Hosted by the USC U.S.-China Institute in collaboration with the Southern California Chinese School Association (SCCCS), this book talk is designed specifically for K–12 educators and curriculum designers. Livia Blackburne explores how storytelling does something more than tell a good story. It can change how students relate to language, culture, and their own identities. In recognition of Asian American and Pacific Islander Heritage Month, this program also celebrates the histories, cultures, and contributions of AAPI communities in the United States.
Blackburne will draw on her book Bing's Cherries, a modern Chinese American tall tale inspired by Ah Bing, a real Chinese immigrant who helped cultivate the beloved cherry variety in Oregon.
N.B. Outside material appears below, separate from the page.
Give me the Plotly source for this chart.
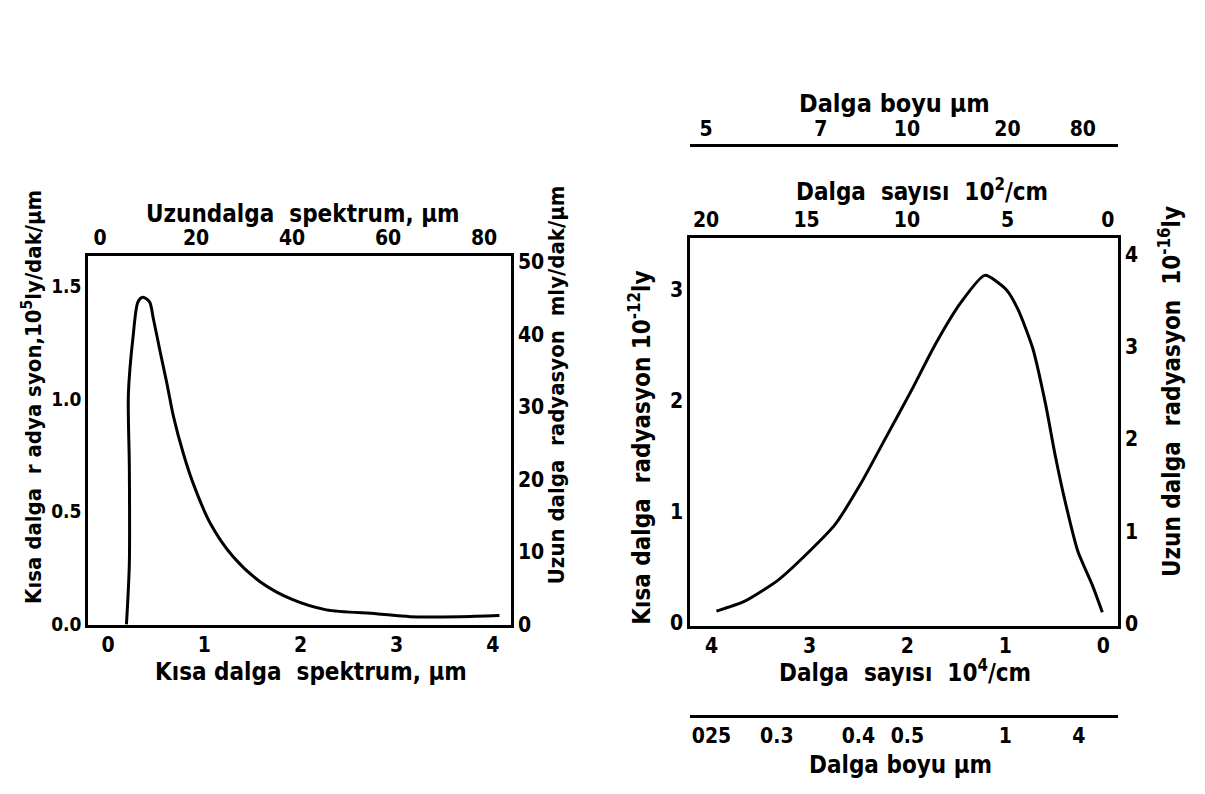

The book serves as a jumping-off point for thinking about what stories can do in the classroom, especially in settings like weekend Chinese school where time is short and the stakes feel high.
The session will be delivered in both English and Mandarin!
At the heart of the session is a simple but powerful idea: when students have the chance to tell their own stories, something shifts. They find words for experiences they've never quite named. They build confidence. They connect what they're learning to who they actually are. Blackburne will share strategies for helping students reflect on their lives and express those reflections with specificity and emotional honesty.
The conversation then moves outward from personal stories to family stories, community histories, and the cultural narratives that shape how we see the world. How do those bigger stories get made? Who gets included, and who gets left out? Blackburne will explore how helping students understand how stories form, not just what they say, can open up real critical thinking and cultural inquiry. For heritage language classrooms in particular, this kind of integration, where language instruction and cultural understanding happen in the same lesson, can be genuinely transformative.
The session closes with a look at myth: not ancient mythology specifically, but the collective imagination that communities use to envision what's possible. Teachers will leave with concrete, classroom-ready activities that help students research underrepresented histories, write their own cultural and family stories, and imagine futures that reflect who they are and where they come from.
The first 25 registered K–12 educators will receive a free copy of Bing's Cherries, a beautifully illustrated book designed for classroom use. This program is sponsored by the USC U.S.-China Institute and the National Consortium for Teaching about Asia.
👉 Register here
4:00-4:20pm - Opening
4:20-4:55pm - Presentation by Livia Blackburne
4:55-5:15pm - Q & A - Discussion Groups
5:15-5:30pm - Closing with the resources package
Featured Speaker: 
New York Times bestselling author Livia Blackburne wrote her first novel while researching the neuroscience of reading at the Massachusetts Institute of Technology. Since then, she’s switched to full-time writing, which also involves getting into people’s heads but without the help of a three tesla MRI scanner. Her YA books include Rosemarked (A YALSA Teens Top Ten Nominee), Disney’s Feather and Flame, and Clementine and Danny Save the World (And Each Other) (A Junior Library Guild selection) as well as the picture books Dreams to Ashes (An Orbis Pictus Honor Book) and I Dream of Popo, which received three starred reviews and was on numerous Best of Year lists. She is Chinese American and lives in southern California with her husband and daughter.